Authoring tips for image anchors

  • Anchors describe visual signatures, not text content of the image. "electronic health record screenshot showing patient demographics" works because clinical-record UIs have a recognizable visual signature; an anchor like "the words John Doe SSN 123-45-6789" would not, because the model embeds visual structure, not OCR.
  • The default aggregation_method: max is usually appropriate for distinct sensitive-imagery categories: any anchor matching strongly is enough to fire the signal.
  • Authoring 8-15 anchors per category gives a robust signal without overfitting. Add anchors for the negative space too (a separate "ambient_office_imagery" rule with anchors for whiteboards, conference rooms, generic infographics) so a low-confidence image stays low-confidence rather than landing closer to a sensitive anchor by accident.
  • Do not gate on a single anchor; cosine similarity is noisy enough that one anchor and one image will produce false positives at scale.
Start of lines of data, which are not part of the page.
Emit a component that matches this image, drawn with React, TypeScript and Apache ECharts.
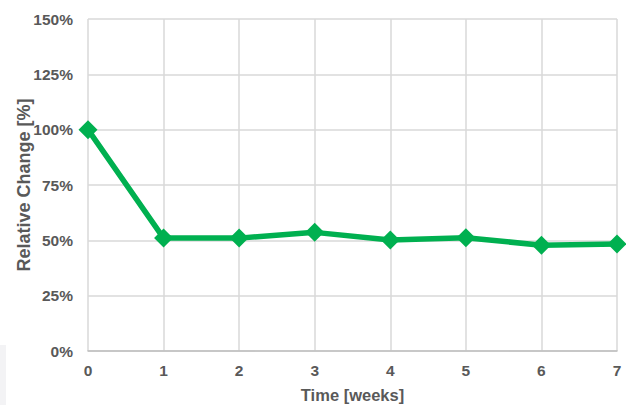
import React, { useEffect, useRef } from "react";
import * as echarts from "echarts";

const weeks = [0, 1, 2, 3, 4, 5, 6, 7];
const relativeChange = [100, 51, 51, 53.6, 50.2, 51.2, 47.8, 48.3];
const yTicks = [0, 25, 50, 75, 100, 125, 150];

export default function App() {
  const ref = useRef<HTMLDivElement>(null);
  useEffect(() => {
    const chart = echarts.init(ref.current!, undefined, { renderer: "svg" });
    const labelStyle = {
      fontFamily: "Liberation Sans, Arial, sans-serif",
      fontWeight: "bold" as const,
      fontSize: 15.5,
      color: "#595959",
    };
    chart.setOption({
      animation: false,
      backgroundColor: "#ffffff",
      grid: { left: 88, right: 9, top: 19, bottom: 54, outerBoundsMode: "none", containLabel: false },
      graphic: [
        {
          type: "rect",
          left: 0,
          top: 345,
          shape: { width: 6, height: 60 },
          style: { fill: "#f3f3f5" },
          z: -1,
        },
      ],
      xAxis: {
        type: "value",
        min: 0,
        max: 7,
        interval: 1,
        name: "Time [weeks]",
        nameLocation: "middle",
        nameGap: 35,
        nameMoveOverlap: false,
        nameTextStyle: { ...labelStyle, fontSize: 16.5 },
        axisLine: { show: true, lineStyle: { color: "#bfbfbf", width: 1.5 } },
        axisTick: { show: false },
        axisLabel: { ...labelStyle, margin: 11 },
        splitLine: { show: true, lineStyle: { color: "#d9d9d9", width: 1.5 } },
      },
      yAxis: {
        type: "value",
        min: 0,
        max: 150,
        interval: 25,
        name: "Relative Change [%]",
        nameLocation: "middle",
        nameGap: 55,
        nameMoveOverlap: false,
        nameTextStyle: { ...labelStyle, fontSize: 18 },
        axisLine: { show: false },
        axisTick: { show: false },
        axisLabel: {
          ...labelStyle,
          margin: 15,
          formatter: (v: number) => (yTicks.includes(v) ? `${v}%` : ""),
        },
        splitLine: { show: true, lineStyle: { color: "#d9d9d9", width: 1.5 } },
      },
      series: [
        {
          type: "line",
          data: weeks.map((w, i) => [w, relativeChange[i]]),
          symbol: "diamond",
          symbolSize: 19,
          lineStyle: { color: "#00b050", width: 5.5 },
          itemStyle: { color: "#00b050" },
          z: 5,
        },
      ],
    });
    return () => chart.dispose();
  }, []);
  return <div ref={ref} style={{ width: 626, height: 405, position: "absolute", left: 0, top: 0 }} />;
}
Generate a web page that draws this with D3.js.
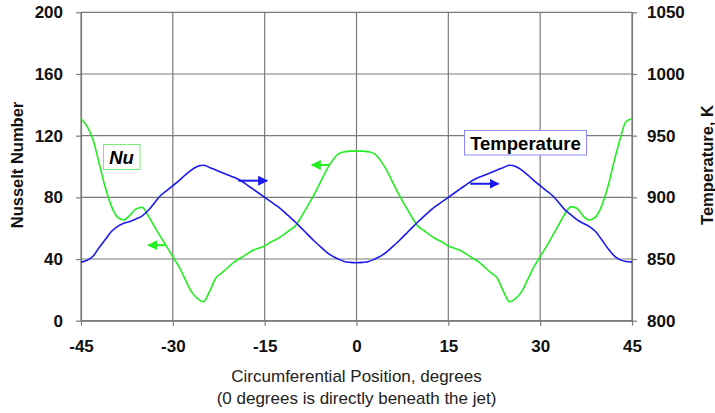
<!DOCTYPE html>
<html><head><meta charset="utf-8">
<script src="https://cdn.jsdelivr.net/npm/d3@7"></script>
<style>body{margin:0;background:#fff}svg{display:block}</style>
</head><body>
<svg id="c" width="715" height="413"></svg>
<script>
const xTicks = [-45,-30,-15,0,15,30,45];
const nuTicks = [0,40,80,120,160,200];
const tTicks = [800,850,900,950,1000,1050];
const positions = d3.range(-45, 46, 1);
const nusselt = [
 131,126,117,101.5,86,74,67,65.3,68.5,72.5,73.5,68,61,54.5,48,41.5,35,27,19,14.5,12.3,19,27.5,31,34.5,38,40.5,43,45.5,47,48.5,51,53,55.5,58.5,61.5,67.5,74.3,81.2,89,97,103.5,108,109.5,110,110,
 110,109.5,108,103.5,97,89,81.2,74.3,67.5,61.5,58.5,55.5,53,51,48.5,47,45.5,43,40.5,38,34.5,31,27.5,19,12.3,14.5,19,27,35,41.5,48,55,62,69,73.8,73,68,65.3,67,74,86,102,117,129,131
];
const temperature = [
 847.5,849,852.5,859.5,866,872.5,876.5,879,880.5,882.5,885,889.5,895.5,901.5,905.5,909.5,913.5,918,922,925,926,924.2,922.2,920.2,918.2,916.2,913.8,910.5,907,903.5,900,896.5,893,889,884.5,880,875,870,865,860.5,856,852.5,850,848,847.3,847,
 847.3,848,850,852.5,856,860.5,865,870,875,880,884.5,889,893,896.5,900,903.5,907,910.5,913.8,916.2,918.2,920.2,922.2,924.2,926,925,922,918,913.5,909.5,905.5,901.5,896,890,886,882,879,876.5,872.5,866,859,853,849.5,848,847.5
];
const legendNu = "Nu", legendT = "Temperature";
const xTitle1 = "Circumferential Position, degrees";
const xTitle2 = "(0 degrees is directly beneath the jet)";
const yTitleL = "Nusselt Number", yTitleR = "Temperature, K";
// arrow annotations: [x0, x1, value]
const nuArrows = [[-31.1,-34,49],[-4.4,-7.3,101]];
const tArrows = [[-19.3,-14.6,913.5],[18.6,23.2,911]];

const svg = d3.select("#c");
const L=81, R=632, T=12.3, B=320.7;
const x = d3.scaleLinear().domain([-45,45]).range([L,R]);
const yL = d3.scaleLinear().domain([0,200]).range([B,T]);
const yR = d3.scaleLinear().domain([800,1050]).range([B,T]);
const grid = "#7a7a7a";
const green = "#22ee22", blue = "#1a1aee";
const ff = "Liberation Sans, Arial, sans-serif";

// gridlines
svg.append("g").selectAll("line").data(nuTicks).join("line")
 .attr("x1",L).attr("x2",R).attr("y1",d=>yL(d)).attr("y2",d=>yL(d))
 .attr("stroke",grid).attr("stroke-width",1.2);
svg.append("g").selectAll("line").data(xTicks).join("line")
 .attr("x1",d=>x(d)).attr("x2",d=>x(d)).attr("y1",T).attr("y2",B)
 .attr("stroke",grid).attr("stroke-width",1.2);

const fmt = d => String(d);
const ax = svg.append("g").attr("transform",`translate(0,${B})`)
 .call(d3.axisBottom(x).tickValues(xTicks).tickFormat(fmt).tickSize(5).tickSizeOuter(0).tickPadding(14));
const ayl = svg.append("g").attr("transform",`translate(${L},0)`)
 .call(d3.axisLeft(yL).tickValues(nuTicks).tickFormat(fmt).tickSize(5).tickSizeOuter(0).tickPadding(13));
const ayr = svg.append("g").attr("transform",`translate(${R},0)`)
 .call(d3.axisRight(yR).tickValues(tTicks).tickFormat(fmt).tickSize(5).tickSizeOuter(0).tickPadding(10));
[ax,ayl,ayr].forEach(g=>{
  g.selectAll("path,line").attr("stroke",grid).attr("stroke-width",1.2);
  g.selectAll("text").attr("font-family",ff)
   .attr("font-size",17).attr("font-weight","bold").attr("fill","#111");
});

// curves
const lineNu = d3.line().x((d,i)=>x(positions[i])).y(d=>yL(d)).curve(d3.curveMonotoneX);
const lineT = d3.line().x((d,i)=>x(positions[i])).y(d=>yR(d)).curve(d3.curveMonotoneX);
svg.append("path").attr("d",lineNu(nusselt)).attr("fill","none").attr("stroke",green).attr("stroke-width",1.6);
svg.append("path").attr("d",lineT(temperature)).attr("fill","none").attr("stroke",blue).attr("stroke-width",1.6);

// arrows
const defs = svg.append("defs");
[["ag",green],["ab",blue]].forEach(([id,c])=>{
  defs.append("marker").attr("id",id).attr("viewBox","0 0 10 10").attr("refX",9).attr("refY",5)
   .attr("markerWidth",5).attr("markerHeight",5).attr("orient","auto").attr("markerUnits","strokeWidth")
   .append("path").attr("d","M0,0L10,5L0,10z").attr("fill",c);
});
nuArrows.forEach(a=>svg.append("line").attr("x1",x(a[0])).attr("x2",x(a[1])).attr("y1",yL(a[2])).attr("y2",yL(a[2]))
  .attr("stroke",green).attr("stroke-width",2).attr("marker-end","url(#ag)"));
tArrows.forEach(a=>svg.append("line").attr("x1",x(a[0])).attr("x2",x(a[1])).attr("y1",yR(a[2])).attr("y2",yR(a[2]))
  .attr("stroke",blue).attr("stroke-width",2).attr("marker-end","url(#ab)"));

// legend boxes
svg.append("rect").attr("x",103.5).attr("y",144.5).attr("width",36.5).attr("height",25)
 .attr("fill","#fff").attr("stroke","#77ee77").attr("stroke-width",1);
svg.append("text").attr("x",121.5).attr("y",163.5).attr("text-anchor","middle")
 .attr("font-family",ff).attr("font-size",18.5)
 .attr("font-weight","bold").attr("font-style","italic").attr("fill","#000").text(legendNu);
svg.append("rect").attr("x",464.5).attr("y",130.5).attr("width",122).attr("height",24.5)
 .attr("fill","#fff").attr("stroke","#8888ff").attr("stroke-width",1);
svg.append("text").attr("x",525.5).attr("y",149.5).attr("text-anchor","middle")
 .attr("font-family",ff).attr("font-size",18.5)
 .attr("font-weight","bold").attr("fill","#000").text(legendT);

// titles
svg.append("text").attr("transform",`translate(23,165) rotate(-90)`).attr("text-anchor","middle")
 .attr("font-family",ff).attr("font-size",16.5).attr("font-weight","bold").attr("fill","#111").text(yTitleL);
svg.append("text").attr("transform",`translate(713,165) rotate(-90)`).attr("text-anchor","middle")
 .attr("font-family",ff).attr("font-size",16.5).attr("font-weight","bold").attr("fill","#111").text(yTitleR);
svg.append("text").attr("x",356.5).attr("y",382).attr("text-anchor","middle")
 .attr("font-family",ff).attr("font-size",17).attr("fill","#222").text(xTitle1);
svg.append("text").attr("x",356.5).attr("y",404).attr("text-anchor","middle")
 .attr("font-family",ff).attr("font-size",17).attr("fill","#222").text(xTitle2);
</script>
</body></html>
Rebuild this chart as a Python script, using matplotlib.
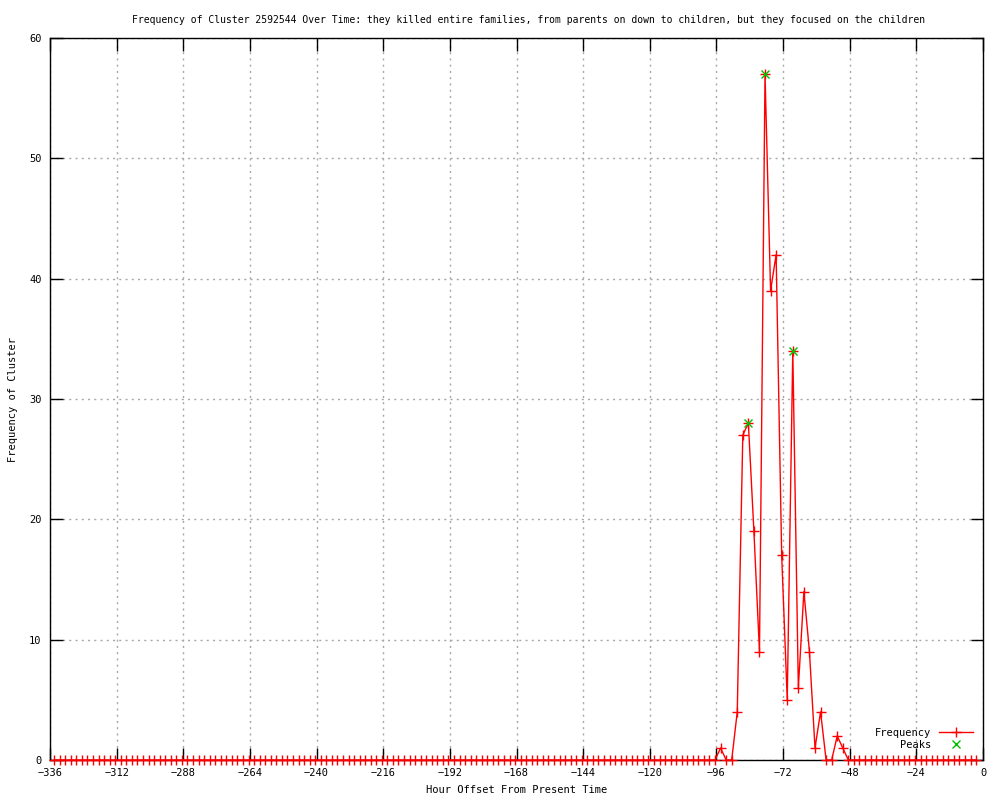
import matplotlib
matplotlib.use('Agg')
import matplotlib.pyplot as plt
import numpy as np

# 2-hour bins, offsets from present time
hours = np.arange(-334.5, -1, 2)
# non-zero counts (hour offset -> frequency)
nonzero_hours = [-94.5, -88.5, -86.5, -84.5, -82.5, -80.5, -78.5, -76.5, -74.5, -72.5,
                 -70.5, -68.5, -66.5, -64.5, -62.5, -60.5, -58.5, -52.5, -50.5]
nonzero_counts = [1, 4, 27, 28, 19, 9, 57, 39, 42, 17,
                  5, 34, 6, 14, 9, 1, 4, 2, 1]
peak_hours = [-84.5, -78.5, -68.5]
peak_counts = [28, 57, 34]

title = ("Frequency of Cluster 2592544 Over Time: they killed entire families, "
         "from parents on down to children, but they focused on the children")

freq = np.zeros(len(hours))
for h, c in zip(nonzero_hours, nonzero_counts):
    freq[np.argmin(np.abs(hours - h))] = c

plt.rcParams['font.family'] = 'DejaVu Sans Mono'
plt.rcParams['font.size'] = 7.5

fig = plt.figure(figsize=(10, 8), dpi=100)
ax = fig.add_axes([0.05, 0.05, 0.933, 0.9025])

ax.plot(hours, freq, color='red', lw=1, marker='+', ms=6.5, mew=1, label='Frequency',
        clip_on=False, zorder=3)
ax.plot(peak_hours, peak_counts, ls='none', color='#00c000', marker='x', ms=5.5, mew=1,
        label='Peaks', zorder=4)

ax.set_xlim(-336, 0)
ax.set_ylim(0, 60)
ax.set_xticks(np.arange(-336, 1, 24))
ax.set_yticks(np.arange(0, 61, 10))
ax.tick_params(direction='in', length=9, width=1, top=True, right=True, pad=6)
ax.grid(True, color='#a8a8a8', ls=(0, (1.5, 3)), lw=1)
ax.set_axisbelow(True)
for s in ax.spines.values():
    s.set_linewidth(1)

ax.set_title(title, fontsize=7, pad=11, x=0.513)
ax.set_xlabel('Hour Offset From Present Time', labelpad=5)
ax.set_ylabel('Frequency of Cluster', labelpad=8)

ax.legend(loc='lower right', frameon=False, markerfirst=False, handlelength=3.2,
          borderaxespad=0.6, labelspacing=0.2, fontsize=7.5)

plt.savefig('out.png', dpi=100)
The anchor pack as a whole is the signal, not any individual phrase.

Distinction from the modality signal type

query_modality (this section) declares input modality for an embedding rule — which modality of payload the query is computed from. The separate modality signal type declares output modality (AR, DIFFUSION, BOTH) for routing image-generation requests. The two concepts share a name but solve different problems and live on different config surfaces.